Exercise details
Retype each line exactly. Skip images.

BEGIN Dataset section

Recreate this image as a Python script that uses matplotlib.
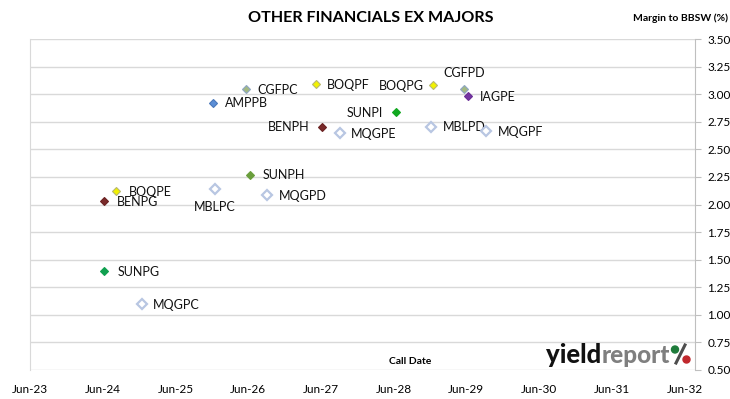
import matplotlib
matplotlib.use("Agg")
import matplotlib.pyplot as plt
import matplotlib.dates as mdates
import pandas as pd
from matplotlib.patches import Circle

# securities, call dates and margins
names = ["AMPPB", "CGFPC", "BOQPF", "BOQPG", "CGFPD", "IAGPE", "SUNPI", "BENPH", "MQGPE",
         "MBLPD", "MQGPF", "SUNPH", "BOQPE", "BENPG", "MBLPC", "MQGPD", "SUNPG", "MQGPC"]
call_dates = ["2025-12-20", "2026-06-05", "2027-05-20", "2029-01-01", "2029-06-05", "2029-06-25",
              "2028-06-25", "2027-06-20", "2027-09-20", "2028-12-20", "2029-09-20", "2026-06-25",
              "2024-08-20", "2024-06-20", "2025-12-28", "2026-09-20", "2024-06-22", "2024-12-28"]
margins = [2.92, 3.05, 3.09, 3.08, 3.05, 2.98, 2.84, 2.70, 2.65,
           2.70, 2.67, 2.27, 2.12, 2.03, 2.14, 2.09, 1.40, 1.10]

# marker style per security: (face, edge)
styles = {
    "AMPPB": ("#5B8ED6", "#4A78BA"),
    "CGFPC": ("#A3B982", "#8FA6C4"),
    "CGFPD": ("#A3B982", "#8FA6C4"),
    "BOQPF": ("#F2F200", "#B8B870"),
    "BOQPG": ("#F2F200", "#B8B870"),
    "BOQPE": ("#F2F200", "#B8B870"),
    "IAGPE": ("#7434A2", "#6A2E96"),
    "SUNPI": ("#11A820", "#11A820"),
    "SUNPG": ("#10A050", "#10A050"),
    "SUNPH": ("#6A9E3C", "#6A9E3C"),
    "BENPH": ("#7A2A2A", "#6A2222"),
    "BENPG": ("#7A2A2A", "#6A2222"),
}
hollow = ("white", "#B8C6E2")

# label placement: (dx px, dy px, ha)
label_pos = {
    "AMPPB": (12, 0, "left"), "CGFPC": (11, -1, "left"), "BOQPF": (11, -1, "left"),
    "BOQPG": (-10, -1, "right"), "CGFPD": (0, 16, "center"), "IAGPE": (12, -1, "left"),
    "SUNPI": (-13, -1, "right"), "BENPH": (-12, 0, "right"), "MQGPE": (11, -1, "left"),
    "MBLPD": (12, 0, "left"), "MQGPF": (12, -1, "left"), "SUNPH": (12, 0, "left"),
    "BOQPE": (13, -1, "left"), "BENPG": (13, -1, "left"), "MBLPC": (0, -18, "center"),
    "MQGPD": (11, -1, "left"), "SUNPG": (13, -1, "left"), "MQGPC": (11, -1, "left"),
}

tick_years = list(range(2023, 2033))

plt.rcParams["font.family"] = ["Lato", "DejaVu Sans"]

fig = plt.figure(figsize=(7.3, 3.99), dpi=100)
ax = fig.add_axes([30 / 730, 29 / 399, 665 / 730, 331 / 399])

dates = pd.to_datetime(call_dates)
for name, d, m in zip(names, dates, margins):
    face, edge = styles.get(name, hollow)
    is_hollow = name not in styles
    ax.plot(d, m, marker="D", ms=5 if is_hollow else 4.5, mfc=face, mec=edge,
            mew=1.6 if is_hollow else 0.8, ls="none", zorder=3)
    dx, dy, ha = label_pos[name]
    ax.annotate(name, (d, m), xytext=(dx, dy), textcoords="offset pixels",
                ha=ha, va="center", fontsize=9, color="#111111")

ax.set_xlim(pd.Timestamp("2023-06-15"), pd.Timestamp("2032-08-07"))
ax.set_xticks([pd.Timestamp(f"{y}-06-15") for y in tick_years])
ax.xaxis.set_major_formatter(mdates.DateFormatter("%b-%y"))
ax.set_ylim(0.5, 3.5)
ax.set_yticks([0.5 + 0.25 * i for i in range(13)])
ax.yaxis.set_major_formatter(matplotlib.ticker.FormatStrFormatter("%.2f"))
ax.yaxis.tick_right()

ax.grid(axis="y", color="#D9D9D9", lw=1)
ax.set_axisbelow(True)
for side in ["top", "bottom"]:
    ax.spines[side].set_visible(False)
ax.spines["left"].set_color("#D9D9D9")
ax.spines["right"].set_color("#BFBFBF")
ax.tick_params(axis="y", right=True, length=4, color="#BFBFBF", pad=5, labelsize=8.5)
ax.tick_params(axis="x", length=0, pad=10, labelsize=8.5)

fig.text(371 / 730, 0.955, "OTHER FINANCIALS EX MAJORS", ha="center", va="center",
         fontsize=11.6, fontweight="bold")
fig.text(0.997, 0.955, "Margin to BBSW (%)", ha="right", va="center",
         fontsize=7.5, fontweight="bold")
fig.text(410 / 730, 1 - 362 / 399, "Call Date", ha="center", va="center",
         fontsize=7.5, fontweight="bold")

# yieldreport logo
fig.text(601 / 730, 1 - 363 / 399, "yield", ha="right", va="baseline",
         fontsize=18.5, fontweight="black", color="#111111")
fig.text(602 / 730, 1 - 363 / 399, "report", ha="left", va="baseline",
         fontsize=17.5, fontweight="black", color="#7F7F7F")
fig.lines.append(plt.Line2D([676 / 730, 685 / 730], [1 - 363 / 399, 1 - 345 / 399],
                            transform=fig.transFigure, color="#4D4D4D", lw=2.2))
fig.patches.append(Circle((675, 399 - 349.5), 3.5, transform=None, color="#1E7B3A", zorder=5))
fig.patches.append(Circle((686.5, 399 - 359.5), 3.5, transform=None, color="#C0282D", zorder=5))

fig.savefig("out.png", dpi=100)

END Dataset section

Result of the task
Recreate this image as a Python script that uses matplotlib.
import matplotlib
matplotlib.use("Agg")
import matplotlib.pyplot as plt
import matplotlib.dates as mdates
import pandas as pd
from matplotlib.patches import Circle

# securities, call dates and margins
names = ["AMPPB", "CGFPC", "BOQPF", "BOQPG", "CGFPD", "IAGPE", "SUNPI", "BENPH", "MQGPE",
         "MBLPD", "MQGPF", "SUNPH", "BOQPE", "BENPG", "MBLPC", "MQGPD", "SUNPG", "MQGPC"]
call_dates = ["2025-12-20", "2026-06-05", "2027-05-20", "2029-01-01", "2029-06-05", "2029-06-25",
              "2028-06-25", "2027-06-20", "2027-09-20", "2028-12-20", "2029-09-20", "2026-06-25",
              "2024-08-20", "2024-06-20", "2025-12-28", "2026-09-20", "2024-06-22", "2024-12-28"]
margins = [2.92, 3.05, 3.09, 3.08, 3.05, 2.98, 2.84, 2.70, 2.65,
           2.70, 2.67, 2.27, 2.12, 2.03, 2.14, 2.09, 1.40, 1.10]

# marker style per security: (face, edge)
styles = {
    "AMPPB": ("#5B8ED6", "#4A78BA"),
    "CGFPC": ("#A3B982", "#8FA6C4"),
    "CGFPD": ("#A3B982", "#8FA6C4"),
    "BOQPF": ("#F2F200", "#B8B870"),
    "BOQPG": ("#F2F200", "#B8B870"),
    "BOQPE": ("#F2F200", "#B8B870"),
    "IAGPE": ("#7434A2", "#6A2E96"),
    "SUNPI": ("#11A820", "#11A820"),
    "SUNPG": ("#10A050", "#10A050"),
    "SUNPH": ("#6A9E3C", "#6A9E3C"),
    "BENPH": ("#7A2A2A", "#6A2222"),
    "BENPG": ("#7A2A2A", "#6A2222"),
}
hollow = ("white", "#B8C6E2")

# label placement: (dx px, dy px, ha)
label_pos = {
    "AMPPB": (12, 0, "left"), "CGFPC": (11, -1, "left"), "BOQPF": (11, -1, "left"),
    "BOQPG": (-10, -1, "right"), "CGFPD": (0, 16, "center"), "IAGPE": (12, -1, "left"),
    "SUNPI": (-13, -1, "right"), "BENPH": (-12, 0, "right"), "MQGPE": (11, -1, "left"),
    "MBLPD": (12, 0, "left"), "MQGPF": (12, -1, "left"), "SUNPH": (12, 0, "left"),
    "BOQPE": (13, -1, "left"), "BENPG": (13, -1, "left"), "MBLPC": (0, -18, "center"),
    "MQGPD": (11, -1, "left"), "SUNPG": (13, -1, "left"), "MQGPC": (11, -1, "left"),
}

tick_years = list(range(2023, 2033))

plt.rcParams["font.family"] = ["Lato", "DejaVu Sans"]

fig = plt.figure(figsize=(7.3, 3.99), dpi=100)
ax = fig.add_axes([30 / 730, 29 / 399, 665 / 730, 331 / 399])

dates = pd.to_datetime(call_dates)
for name, d, m in zip(names, dates, margins):
    face, edge = styles.get(name, hollow)
    is_hollow = name not in styles
    ax.plot(d, m, marker="D", ms=5 if is_hollow else 4.5, mfc=face, mec=edge,
            mew=1.6 if is_hollow else 0.8, ls="none", zorder=3)
    dx, dy, ha = label_pos[name]
    ax.annotate(name, (d, m), xytext=(dx, dy), textcoords="offset pixels",
                ha=ha, va="center", fontsize=9, color="#111111")

ax.set_xlim(pd.Timestamp("2023-06-15"), pd.Timestamp("2032-08-07"))
ax.set_xticks([pd.Timestamp(f"{y}-06-15") for y in tick_years])
ax.xaxis.set_major_formatter(mdates.DateFormatter("%b-%y"))
ax.set_ylim(0.5, 3.5)
ax.set_yticks([0.5 + 0.25 * i for i in range(13)])
ax.yaxis.set_major_formatter(matplotlib.ticker.FormatStrFormatter("%.2f"))
ax.yaxis.tick_right()

ax.grid(axis="y", color="#D9D9D9", lw=1)
ax.set_axisbelow(True)
for side in ["top", "bottom"]:
    ax.spines[side].set_visible(False)
ax.spines["left"].set_color("#D9D9D9")
ax.spines["right"].set_color("#BFBFBF")
ax.tick_params(axis="y", right=True, length=4, color="#BFBFBF", pad=5, labelsize=8.5)
ax.tick_params(axis="x", length=0, pad=10, labelsize=8.5)

fig.text(371 / 730, 0.955, "OTHER FINANCIALS EX MAJORS", ha="center", va="center",
         fontsize=11.6, fontweight="bold")
fig.text(0.997, 0.955, "Margin to BBSW (%)", ha="right", va="center",
         fontsize=7.5, fontweight="bold")
fig.text(410 / 730, 1 - 362 / 399, "Call Date", ha="center", va="center",
         fontsize=7.5, fontweight="bold")

# yieldreport logo
fig.text(601 / 730, 1 - 363 / 399, "yield", ha="right", va="baseline",
         fontsize=18.5, fontweight="black", color="#111111")
fig.text(602 / 730, 1 - 363 / 399, "report", ha="left", va="baseline",
         fontsize=17.5, fontweight="black", color="#7F7F7F")
fig.lines.append(plt.Line2D([676 / 730, 685 / 730], [1 - 363 / 399, 1 - 345 / 399],
                            transform=fig.transFigure, color="#4D4D4D", lw=2.2))
fig.patches.append(Circle((675, 399 - 349.5), 3.5, transform=None, color="#1E7B3A", zorder=5))
fig.patches.append(Circle((686.5, 399 - 359.5), 3.5, transform=None, color="#C0282D", zorder=5))

fig.savefig("out.png", dpi=100)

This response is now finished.